- Sire: Afleet
- Grandsire: Mr. Prospector
- Dam: My Dream Come True
- Damsire: Vice Regent
- Sex: Stallion
- Foaled: 1995
- Country: Canada
- Colour: Chestnut
- Breeder: OWD Inc
- Owner: Cam Allard
- Trainer: Roger L. Attfield
- Record: 45: 12-6-8
- Earnings: $1,036,649

Major wins
- Canadian Derby (1998) Dominion Day Handicap (2001) Durham Cup Handicap (2001)

Awards
- Canadian Champion Older Male Horse (2001)

= A Fleet's Dancer =

American-bred Thoroughbred racehorse

A Fleet's Dancer (February 19, 1995 — 2007) was a Kentucky-bred racehorse that became a competitive runner in Canada.

== Race career ==

While he was a black-type winner throughout his career, with a win in the Grade III Canadian Derby during his three-year-old year, his best year was his six-year-old season.
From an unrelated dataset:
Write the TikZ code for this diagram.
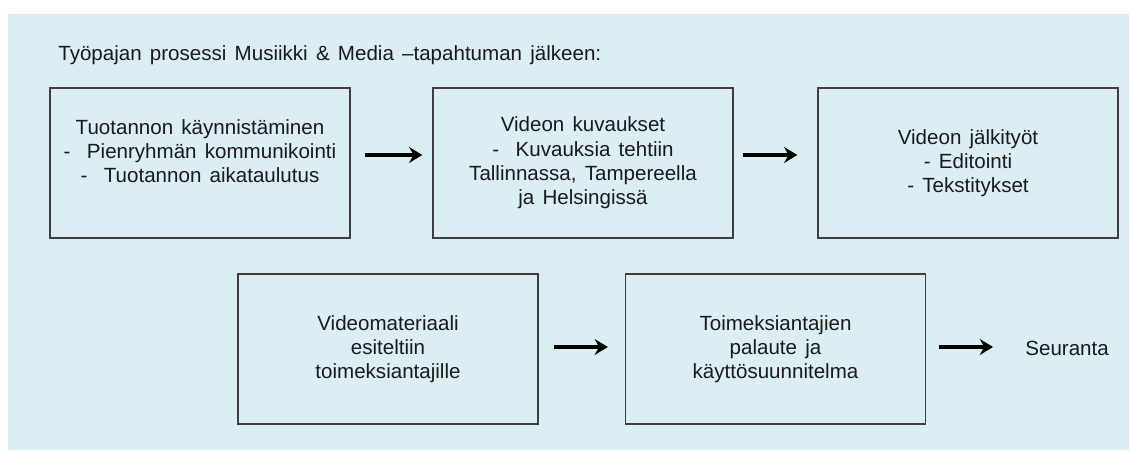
\documentclass[tikz,border=0pt]{standalone}
\usepackage{fontspec}
\setmainfont{Liberation Sans}
\usetikzlibrary{positioning, arrows.meta}
\definecolor{bgblue}{HTML}{DAEEF3}
\definecolor{edgegray}{HTML}{3F3F3F}
\definecolor{inkblack}{HTML}{1A1A1A}
\newcommand{\stagefont}{\fontsize{11.7}{13.8}\selectfont\spaceskip=0.4em plus 0.1em\relax}

\begin{document}
\begin{tikzpicture}[
				x=0.02cm, y=-0.02cm,
				stage/.style={rectangle, draw=edgegray, line width=0.8pt, minimum width=6cm, minimum height=3cm, inner sep=0pt, align=center, text=inkblack, font=\stagefont},
				plain/.style={inner sep=0pt, text=inkblack, font=\stagefont},
				flow/.style={-{Stealth[length=7.5pt, width=9pt, inset=2.5pt]}, line width=1.8pt, shorten <=0.28cm, shorten >=0.2cm}
			]

			\useasboundingbox (0,0) rectangle (1129,450);
			\fill[bgblue] (8,14) rectangle (1129,450);

			\node[plain, anchor=base west] (title) at (58,60) {Työpajan prosessi Musiikki \& Media –tapahtuman jälkeen:};

			% First row
			\node[stage] (start) at (200,163) {Tuotannon käynnistäminen\\ - \ Pienryhmän kommunikointi\\ - \ Tuotannon aikataulutus\\ \mbox{}};
			\node[stage] (shoot) at (583,163) {Videon kuvaukset\\ - \ Kuvauksia tehtiin\\ Tallinnassa, Tampereella\\ ja Helsingissä};
			\node[stage] (post) at (968,163) {Videon jälkityöt\\ - Editointi\\ - Tekstitykset};
			\draw[flow] ([yshift=0.16cm]start.east) -- ([yshift=0.16cm]shoot.west);
			\draw[flow, shorten <=0.18cm, shorten >=0.4cm] ([yshift=0.16cm]shoot.east) -- ([yshift=0.16cm]post.west);

			% Second row
			\node[stage] (show) at (388,349) {Videomateriaali\\ esiteltiin\\ toimeksiantajille};
			\node[stage] (feedback) at (775.5,349) {Toimeksiantajien\\ palaute ja\\ käyttösuunnitelma};
			\node[plain, anchor=west] (follow) at (1025,348) {Seuranta};
			\draw[flow, shorten <=0.3cm, shorten >=0.34cm] ([yshift=0.04cm]show.east) -- ([yshift=0.04cm]feedback.west);
			\draw[flow, shorten <=0.26cm, shorten >=0.64cm] ([yshift=0.04cm]feedback.east) -- ([yshift=0.04cm]feedback.east -| follow.west);

		\end{tikzpicture}
\end{document}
He would go on to win two Grade III races, Dominion Day Handicap and Durham Cup Handicap; while placing in the grade two Saratoga Breeders' Cup Handicap, and Kentucky Cup Classic Handicap. His performances in these races would win him the 2001 Sovereign Award for Champion Older Male Horse.

== Retired ==

A Fleet's Dancer retired in 2002 to Anson Stud Farm in Caldon East, Ontario, Canada. He sired a few stakes performers, but nothing close to his caliber. He only produced a few crops before he was euthanized in 2007. It's rumored that he had a difficult temperament and injured a farm employee before being put down.